| Stated task |
Return each line of the listing below, unchanged, and omit the images.

| Information provided |
______

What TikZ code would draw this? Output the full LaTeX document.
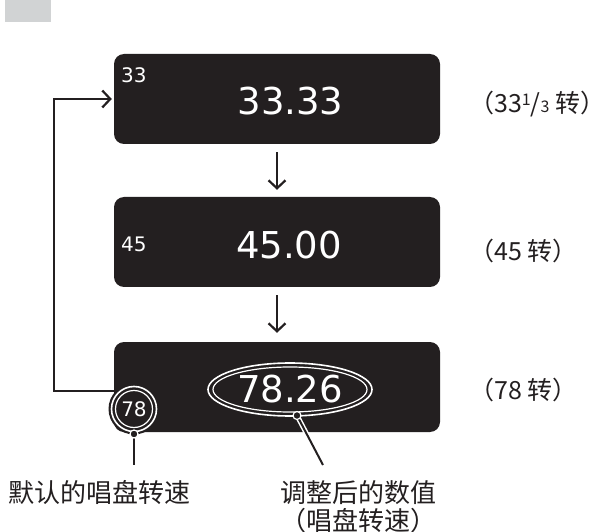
\documentclass[tikz,border=0pt]{standalone}
\usepackage{fontspec}
\setmainfont{DejaVu Sans}
\newfontfamily\cjk{Noto Sans CJK SC}
\usetikzlibrary{arrows.meta,calc}
\definecolor{boxblack}{HTML}{231F20}
\definecolor{tabgray}{HTML}{D1D3D4}
\begin{document}
\begin{tikzpicture}[x=1pt,y=-1pt,
  dispbox/.style={fill=boxblack, rounded corners=10pt, minimum width=326pt, minimum height=90pt, inner sep=0pt},
  bignum/.style={text=white, font=\fontsize{37}{37}\selectfont, inner sep=0pt},
  smallnum/.style={text=white, font=\fontsize{20}{20}\selectfont, inner sep=0pt},
  cjklabel/.style={text=boxblack, font=\cjk\fontsize{26}{28}\selectfont, inner sep=0pt},
  speedlabel/.style={text=boxblack, font=\cjk\fontsize{25}{25}\selectfont, inner sep=0pt, anchor=base west},
  flowarrow/.style={draw=boxblack, line width=2pt, -{Straight Barb[length=8pt,width=17pt,line width=2.2pt]}},
  leader/.style={draw=boxblack, line width=2pt},
  leaderedge/.style={draw=white, line width=5pt},
  pin/.style={fill=boxblack, draw=white, line width=1.2pt},
]
\useasboundingbox (0,0) rectangle (614,532);
\fill[tabgray] (5,0) rectangle (51,22);

% display boxes
\node[dispbox] (b1) at (277,99) {};
\node[dispbox] (b2) at (277,242) {};
\node[dispbox] (b3) at (277,387) {};

\node[smallnum, anchor=west] (s1) at (121,75) {33};
\node[bignum] (v1) at (290.5,101) {33.33};
\node[smallnum, anchor=west] (s2) at (121,244) {45};
\node[bignum] (v2) at (289,245) {45.00};
\node[bignum] (v3) at (290,389.5) {78.26};

% flow arrows
\draw[flowarrow] ([yshift=-8pt]b1.south) -- ([yshift=7pt]b2.north);
\draw[flowarrow] ([yshift=-8pt]b2.south) -- ([yshift=9pt]b3.north);
\coordinate (loopcorner) at (54,391);
\draw[flowarrow, line join=miter] ([yshift=-4pt]b3.west) -- (loopcorner) |- ([xshift=-2pt]b1.west);

% ellipse around value
\draw[white, line width=1.6pt] (v3) ellipse [x radius=82, y radius=26.5];
\draw[white, line width=1.2pt] (v3) ellipse [x radius=77, y radius=22.5];

% circle around default speed
\coordinate (cc) at (134,409);
\fill[boxblack] (cc) circle (25.5);
\draw[white, line width=1.6pt] (cc) circle (22.5);
\draw[white, line width=1.2pt] (cc) circle (18.5);
\node[smallnum] (s3) at (cc) {78};

% leaders
\coordinate (p1) at (134,434);
\coordinate (e1) at (134,465);
\draw[leader] (p1) -- (e1);
\fill[pin] (p1) circle (4);

\coordinate (p2) at (297,415.5);
\coordinate (e2) at (323,465);
\draw[leaderedge] (p2) -- ($(p2)!0.4!(e2)$);
\draw[leader] (p2) -- (e2);
\fill[pin] (p2) circle (4);

% labels
\node[cjklabel] (l1) at (100,493) {默认的唱盘转速};
\node[cjklabel, align=center] (l2) at (358.5,506.5) {调整后的数值\\（唱盘转速）};

\node[speedlabel] (r1) at (469,113) {（33\raisebox{7pt}{\fontsize{16}{16}\selectfont 1}/{\fontsize{16}{16}\selectfont 3} 转）};
\node[speedlabel] (r2) at (469,261) {（45 转）};
\node[speedlabel] (r3) at (469,399) {（78 转）};
\end{tikzpicture}
\end{document}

______

| Written answer |
What TikZ code would draw this? Output the full LaTeX document.
\documentclass[tikz,border=0pt]{standalone}
\usepackage{fontspec}
\setmainfont{DejaVu Sans}
\newfontfamily\cjk{Noto Sans CJK SC}
\usetikzlibrary{arrows.meta,calc}
\definecolor{boxblack}{HTML}{231F20}
\definecolor{tabgray}{HTML}{D1D3D4}
\begin{document}
\begin{tikzpicture}[x=1pt,y=-1pt,
  dispbox/.style={fill=boxblack, rounded corners=10pt, minimum width=326pt, minimum height=90pt, inner sep=0pt},
  bignum/.style={text=white, font=\fontsize{37}{37}\selectfont, inner sep=0pt},
  smallnum/.style={text=white, font=\fontsize{20}{20}\selectfont, inner sep=0pt},
  cjklabel/.style={text=boxblack, font=\cjk\fontsize{26}{28}\selectfont, inner sep=0pt},
  speedlabel/.style={text=boxblack, font=\cjk\fontsize{25}{25}\selectfont, inner sep=0pt, anchor=base west},
  flowarrow/.style={draw=boxblack, line width=2pt, -{Straight Barb[length=8pt,width=17pt,line width=2.2pt]}},
  leader/.style={draw=boxblack, line width=2pt},
  leaderedge/.style={draw=white, line width=5pt},
  pin/.style={fill=boxblack, draw=white, line width=1.2pt},
]
\useasboundingbox (0,0) rectangle (614,532);
\fill[tabgray] (5,0) rectangle (51,22);

% display boxes
\node[dispbox] (b1) at (277,99) {};
\node[dispbox] (b2) at (277,242) {};
\node[dispbox] (b3) at (277,387) {};

\node[smallnum, anchor=west] (s1) at (121,75) {33};
\node[bignum] (v1) at (290.5,101) {33.33};
\node[smallnum, anchor=west] (s2) at (121,244) {45};
\node[bignum] (v2) at (289,245) {45.00};
\node[bignum] (v3) at (290,389.5) {78.26};

% flow arrows
\draw[flowarrow] ([yshift=-8pt]b1.south) -- ([yshift=7pt]b2.north);
\draw[flowarrow] ([yshift=-8pt]b2.south) -- ([yshift=9pt]b3.north);
\coordinate (loopcorner) at (54,391);
\draw[flowarrow, line join=miter] ([yshift=-4pt]b3.west) -- (loopcorner) |- ([xshift=-2pt]b1.west);

% ellipse around value
\draw[white, line width=1.6pt] (v3) ellipse [x radius=82, y radius=26.5];
\draw[white, line width=1.2pt] (v3) ellipse [x radius=77, y radius=22.5];

% circle around default speed
\coordinate (cc) at (134,409);
\fill[boxblack] (cc) circle (25.5);
\draw[white, line width=1.6pt] (cc) circle (22.5);
\draw[white, line width=1.2pt] (cc) circle (18.5);
\node[smallnum] (s3) at (cc) {78};

% leaders
\coordinate (p1) at (134,434);
\coordinate (e1) at (134,465);
\draw[leader] (p1) -- (e1);
\fill[pin] (p1) circle (4);

\coordinate (p2) at (297,415.5);
\coordinate (e2) at (323,465);
\draw[leaderedge] (p2) -- ($(p2)!0.4!(e2)$);
\draw[leader] (p2) -- (e2);
\fill[pin] (p2) circle (4);

% labels
\node[cjklabel] (l1) at (100,493) {默认的唱盘转速};
\node[cjklabel, align=center] (l2) at (358.5,506.5) {调整后的数值\\（唱盘转速）};

\node[speedlabel] (r1) at (469,113) {（33\raisebox{7pt}{\fontsize{16}{16}\selectfont 1}/{\fontsize{16}{16}\selectfont 3} 转）};
\node[speedlabel] (r2) at (469,261) {（45 转）};
\node[speedlabel] (r3) at (469,399) {（78 转）};
\end{tikzpicture}
\end{document}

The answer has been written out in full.